There was also a sitting room situated near the front of the house, a place where Grandmother had a little iron cart filled with her collection of African violets, windows that had drapes and sheers, wallpapered walls with large oil paintings, sofas with crocheted doily antimacassars on the arms and backs, porcelain trinkets, and antique glass lamps with colored spherical double globes.
And always, there was the ticking of clocks...my grandfather loved collecting every sort. Time had a way of always passing, and Granddaddy was informed of its progress at every quarter, half, and full hour. There were wall clocks, grandfather clocks, cuckoo clocks, mantel clocks, serious desk clocks and fanciful porcelain clocks. Clocks of every style. Handcarved clocks, handheld clocks, metal ones, Art Deco ones, clocks embedded in elaborate or not-so-elaborate statues. There were no battery-powered clocks...they were all the hand-wound sort. Many clocks had an elaborate system of weights and pulls, and Grandaddy knew their secrets, and that they must be balanced on a completely flat surface to keep accurate time. Their tones were all different -- some slow and mellow as an old cello, some marking the hour in a rapid, tinging falsetto. That's one of my favorite memories of their home -- the ticking and chiming clocks, the slightly unfamiliar scent of someone else's house mingled with the fragrance of my Grandmother's kitchen.

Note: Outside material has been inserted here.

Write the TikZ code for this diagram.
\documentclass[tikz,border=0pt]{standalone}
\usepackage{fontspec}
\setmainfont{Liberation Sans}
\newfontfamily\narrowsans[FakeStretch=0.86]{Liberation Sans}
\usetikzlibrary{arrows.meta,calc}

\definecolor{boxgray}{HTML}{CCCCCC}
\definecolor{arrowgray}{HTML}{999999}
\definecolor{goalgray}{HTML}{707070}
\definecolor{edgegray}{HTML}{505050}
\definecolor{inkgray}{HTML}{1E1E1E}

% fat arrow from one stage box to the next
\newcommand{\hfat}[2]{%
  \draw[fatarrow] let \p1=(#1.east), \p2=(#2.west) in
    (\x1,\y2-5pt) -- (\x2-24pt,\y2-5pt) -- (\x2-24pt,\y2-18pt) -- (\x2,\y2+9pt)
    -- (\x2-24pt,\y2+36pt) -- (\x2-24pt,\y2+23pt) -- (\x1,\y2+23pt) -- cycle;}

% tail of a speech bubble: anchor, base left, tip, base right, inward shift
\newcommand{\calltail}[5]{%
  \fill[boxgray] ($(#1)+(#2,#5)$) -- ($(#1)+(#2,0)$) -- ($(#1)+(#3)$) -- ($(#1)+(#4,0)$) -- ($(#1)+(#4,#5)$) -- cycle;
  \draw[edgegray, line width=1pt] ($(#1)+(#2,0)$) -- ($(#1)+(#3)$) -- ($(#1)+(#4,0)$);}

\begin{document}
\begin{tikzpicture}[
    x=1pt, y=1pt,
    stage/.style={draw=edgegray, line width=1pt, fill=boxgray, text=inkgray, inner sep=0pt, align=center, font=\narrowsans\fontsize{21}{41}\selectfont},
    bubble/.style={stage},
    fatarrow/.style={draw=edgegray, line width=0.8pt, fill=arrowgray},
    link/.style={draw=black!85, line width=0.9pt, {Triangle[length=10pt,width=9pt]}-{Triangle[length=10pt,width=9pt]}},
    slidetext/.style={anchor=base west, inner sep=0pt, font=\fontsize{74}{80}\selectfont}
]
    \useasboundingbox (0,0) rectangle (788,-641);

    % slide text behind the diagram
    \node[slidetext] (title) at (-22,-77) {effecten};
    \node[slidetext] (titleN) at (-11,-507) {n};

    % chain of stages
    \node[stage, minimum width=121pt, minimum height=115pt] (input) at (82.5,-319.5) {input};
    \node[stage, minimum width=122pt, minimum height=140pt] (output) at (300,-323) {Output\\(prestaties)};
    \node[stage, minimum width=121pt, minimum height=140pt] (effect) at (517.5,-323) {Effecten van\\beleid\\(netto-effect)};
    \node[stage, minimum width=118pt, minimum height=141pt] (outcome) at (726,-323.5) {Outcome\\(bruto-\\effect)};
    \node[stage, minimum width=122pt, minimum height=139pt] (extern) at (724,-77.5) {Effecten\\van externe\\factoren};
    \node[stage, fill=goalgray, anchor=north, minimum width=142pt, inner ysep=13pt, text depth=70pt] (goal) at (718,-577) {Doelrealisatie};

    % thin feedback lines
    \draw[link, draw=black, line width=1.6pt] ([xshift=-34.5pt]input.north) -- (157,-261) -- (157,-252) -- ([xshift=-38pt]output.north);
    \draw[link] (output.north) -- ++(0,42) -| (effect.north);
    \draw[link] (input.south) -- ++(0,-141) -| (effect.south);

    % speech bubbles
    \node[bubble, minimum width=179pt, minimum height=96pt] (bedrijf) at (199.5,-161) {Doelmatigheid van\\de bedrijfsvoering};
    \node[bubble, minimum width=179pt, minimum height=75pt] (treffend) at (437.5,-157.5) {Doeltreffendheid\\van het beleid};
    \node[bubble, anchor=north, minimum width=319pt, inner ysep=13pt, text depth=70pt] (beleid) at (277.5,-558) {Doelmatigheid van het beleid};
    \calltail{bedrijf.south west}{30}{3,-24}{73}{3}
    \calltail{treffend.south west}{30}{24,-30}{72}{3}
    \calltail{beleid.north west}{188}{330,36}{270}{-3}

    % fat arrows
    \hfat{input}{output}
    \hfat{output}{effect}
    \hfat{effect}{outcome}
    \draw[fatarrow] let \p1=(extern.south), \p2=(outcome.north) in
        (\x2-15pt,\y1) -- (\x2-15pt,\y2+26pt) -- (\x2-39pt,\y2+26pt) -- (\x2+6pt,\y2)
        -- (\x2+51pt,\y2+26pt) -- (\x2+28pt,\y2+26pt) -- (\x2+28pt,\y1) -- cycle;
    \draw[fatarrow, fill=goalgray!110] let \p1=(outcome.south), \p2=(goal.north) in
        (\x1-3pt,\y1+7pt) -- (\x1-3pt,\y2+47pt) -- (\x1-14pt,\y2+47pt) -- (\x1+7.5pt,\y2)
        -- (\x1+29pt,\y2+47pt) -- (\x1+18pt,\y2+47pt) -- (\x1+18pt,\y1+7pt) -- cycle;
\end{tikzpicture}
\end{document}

It was in her kitchen I first learned the difference between storebought and REAL homemade bread. Grandmother made all her meals from scratch. It wasn't just economy...it was just the way things were done. And she did them well!
It wasn't often we enjoyed an overnight visit there, but when we did, we slept in the guest room. Proudly displayed on the walls were more paintings, but the most prominent hung in direct view of the bed always...two pastel portraits drawn of my eldest first cousins, Alan and Laura, when they were only a little older than toddlers. The portraits were quite large, nicely framed, and were Grandmother's pride and joy...likely a family gift to her in years past.

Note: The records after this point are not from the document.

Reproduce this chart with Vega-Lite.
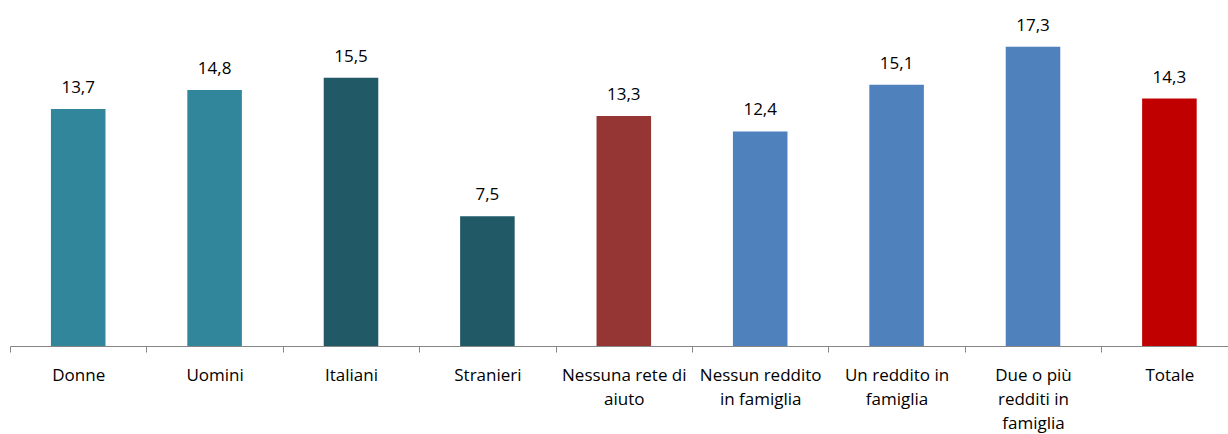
{
  "$schema": "https://vega.github.io/schema/vega-lite/v6.json",
  "width": 1218,
  "height": 346,
  "autosize": "none",
  "padding": {"left": 10, "top": 0, "right": 0, "bottom": 88},
  "background": "white",
  "config": {
    "view": {"stroke": null},
    "locale": {"number": {"decimal": ",", "thousands": ".", "grouping": [3], "currency": ["", " €"]}}
  },
  "data": {
    "values": [
      {"cat": "Donne", "v": 13.7},
      {"cat": "Uomini", "v": 14.8},
      {"cat": "Italiani", "v": 15.5},
      {"cat": "Stranieri", "v": 7.5},
      {"cat": "Nessuna rete di|aiuto", "v": 13.3},
      {"cat": "Nessun reddito|in famiglia", "v": 12.4},
      {"cat": "Un reddito in|famiglia", "v": 15.1},
      {"cat": "Due o più|redditi in|famiglia", "v": 17.3},
      {"cat": "Totale", "v": 14.3}
    ]
  },
  "encoding": {
    "x": {
      "field": "cat",
      "type": "nominal",
      "sort": null,
      "scale": {"range": [0, 1227.6], "paddingInner": 0, "paddingOuter": 0},
      "axis": {
        "title": null,
        "labelAngle": 0,
        "labelExpr": "split(datum.label, '|')",
        "labelFont": "Open Sans",
        "labelFontSize": 17,
        "labelColor": "#000000",
        "labelPadding": 15,
        "labelLineHeight": 24,
        "labelOverlap": false,
        "labelLimit": 300,
        "domainColor": "#868686",
        "domainWidth": 1,
        "tickColor": "#868686",
        "tickSize": 6,
        "tickBand": "extent"
      }
    },
    "y": {
      "field": "v",
      "type": "quantitative",
      "scale": {"domain": [0, 20], "nice": false},
      "axis": null
    }
  },
  "layer": [
    {
      "mark": {"type": "bar", "width": {"band": 0.4}},
      "encoding": {
        "color": {
          "field": "cat",
          "type": "nominal",
          "legend": null,
          "scale": {
            "domain": ["Donne", "Uomini", "Italiani", "Stranieri", "Nessuna rete di|aiuto", "Nessun reddito|in famiglia", "Un reddito in|famiglia", "Due o più|redditi in|famiglia", "Totale"],
            "range": ["#31869B", "#31869B", "#215967", "#215967", "#963634", "#4F81BD", "#4F81BD", "#4F81BD", "#C00000"]
          }
        }
      }
    },
    {
      "mark": {"type": "text", "baseline": "alphabetic", "dy": -16, "font": "Open Sans", "fontSize": 17, "color": "#000000"},
      "encoding": {
        "text": {"field": "v", "type": "quantitative", "format": ".1f"}
      }
    }
  ]
}
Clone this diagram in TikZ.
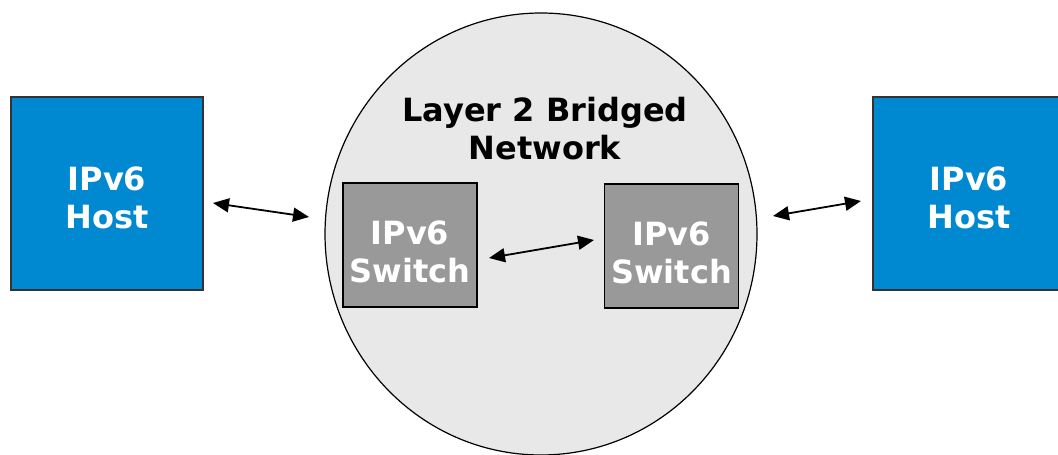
\documentclass[tikz,border=0pt]{standalone}
\usepackage{fontspec}
\setmainfont{DejaVu Sans}
\usetikzlibrary{arrows.meta}
\definecolor{hostblue}{HTML}{0088D1}
\definecolor{switchgray}{HTML}{999999}
\definecolor{cloudgray}{HTML}{E8E8E8}
\tikzset{
  boxtext/.style={inner sep=0pt, align=center, text=white,
    font=\fontsize{32}{38}\selectfont\bfseries, text depth=0pt},
  hostbox/.style={boxtext, draw=black!80, line width=1.2pt, fill=hostblue,
    minimum width=192pt, minimum height=193pt, text height=70pt},
  switchbox/.style={boxtext, draw=black, line width=1.2pt, fill=switchgray,
    minimum width=134pt, minimum height=124pt, text height=74pt},
  link/.style={line width=1.8pt,
    {Triangle[length=16pt,width=14pt]}-{Triangle[length=16pt,width=14pt]}}
}
\begin{document}
\begin{tikzpicture}[x=1pt,y=-1pt]
  \useasboundingbox (0,0) rectangle (1058,455);
  \begin{scope}
    \clip (0,0) rectangle (1058,455);
    % bridged network cloud
    \draw[fill=cloudgray, line width=1.2pt] (541,234) ellipse [x radius=216, y radius=221];
    \node[align=center, font=\fontsize{32}{38}\selectfont\bfseries] (title) at (545,129)
      {Layer 2 Bridged\\Network};
    % hosts and switches
    \node[hostbox] (hostL) at (107,193.5) {IPv6\\Host};
    \node[hostbox] (hostR) at (969,193.5) {IPv6\\Host};
    \node[switchbox] (swL) at (410,245) {IPv6\\Switch};
    \node[switchbox] (swR) at (671.5,246) {IPv6\\Switch};
    % link end points
    \coordinate (a1) at (213,203);
    \coordinate (a2) at (309,217);
    \coordinate (b1) at (489,258);
    \coordinate (b2) at (594,240);
    \coordinate (c1) at (773,216);
    \coordinate (c2) at (861,201);
    \draw[link] (a1) -- (a2);
    \draw[link] (b1) -- (b2);
    \draw[link] (c1) -- (c2);
  \end{scope}
\end{tikzpicture}
\end{document}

In the daytime, the portraits were just that...lifelike images in charcoal and pastel. But by night....when huddled under the bedcovers and with only the benefit of a slice of illumination coming in through the door "cracked open," they took on eerie dimensions. I'm no great fan of portraits in guestrooms. THESE portraits were downright chilling in the dark. They. Looked. At. You. No. Matter. Where. You. Were. While the clocks ticked. And ticked. And ticked.
You could hide UNDER the extra pillow UNDER the extra blanket. But you could not escape the cousins' pale gaze, at least until the welcome moment that wonderful dinner you'd just eaten, and the full day of exploring--and intermittent "behaving"-- you'd just had, worked their magic and you found yourself soundly asleep.
Most family portraits I've noticed from the early 20th century are of rather serious-faced folks. Not a lot of smiling took place in those formal shots, for whatever reason. Maybe, as it's been explained to me before, it was seen as saucy or inappropriate to smile for them. Or maybe it was because of the strain of corralling everyone in their clean Sunday best and getting them to sit still long enough for those older cameras to do their thing without flinching and blurring the photos. Or maybe it was because women were a bit grumpier in corsets and men in wool suits? Heh heh...
At any rate, my sis recently found a photo from the other side of our family tree...this photo of my maternal grandpa's sister and her friend. And it's an oldie! I just love it :) Obviously, my family is the entirely serious sort ;-)
I think it was taken somewhere in the vicinity of 1910 or thereabouts. All my forbears were originally country folk, hardworking, and family-oriented. They all came from big families, with loads of brothers and sisters, and family reunions were a noisy confusion of all their descendants.
Whenever they got together, Family was discussed...the marriages, fall-outs, intrigues...and of course the laundry list of physical ailments. But most of all there was laughter...and often singing. Both sides of my family had strong traditions and grass-roots connections to their families and their faith. All were protestant christians of a denomination with very scaled-down beliefs, even to the omission of instrumental music from their hymns. So they sang. And since you pretty much had no other way to play a hymn other than to sing it, 'most everybody had had enough practice to be pretty good at it, or at least to read music. So when gatherings happened, so did the singing...and sitting there as a child in the midst of it, warmed by soft laps and good food while everyone sings, all's right with the world and God. It's another of my favorite memories.
I posted this picture of Aunt Lois taken when she was a young girl. (She's the one on the left, sticking out her tongue, ha! ) I love that it shows her laughing! She ended up being a matriarch of my maternal grandpa's side of the family, only survived by one remaining sister, Aunt Bunny. Aunt Lois had a crackle of a laugh, a deep kindness about her, a no-nonsense demeanor, and a steely resolve. She was a strong woman. I love most that she, like her siblings, could laugh. She aged into what could be called "a handsome woman"... regal and yet down-home. She had impeccable manners, and no false "airs." She had opinions. She was nobody's doormat, and her husband and children adored her. She never forgot a birthday, no matter how remotely-related you were on the family tree, and made handmade items to send for birthdays, anniversaries, graduations. She passed away, after a full and long life, adored.
I've been sent a few pictures here and there in the past few years...some of my childhood, some of my grandparents'. There are no scary portraits among them...they are all unexpected windows into the moments of their lives long before I came along. A picture of my Grandma and Grandpa grinning underneath a huge oak tree, before they were even married...two co-conspirators. A picture of Grandpa dressed up, playing the dandy in his early twenties, leaning on a Model T and foot on its running board. In them I see the younger version of my Grandparents ...having fun, full of mischief, laughing, unposed, loving, joking. It's not so different than the older version I knew, only with younger faces and different surroundings.
If I ever have a guest room set up, these will be the portraits I hang. They may not stare a person down in the darkness of night, but if their eyes do follow, they're filled with a conspiratorial twinkle, perhaps a wink. The ticking of the clock may remind of how quickly time passes, and maybe sleep will come accompanied by the memory of long-forgotten songs.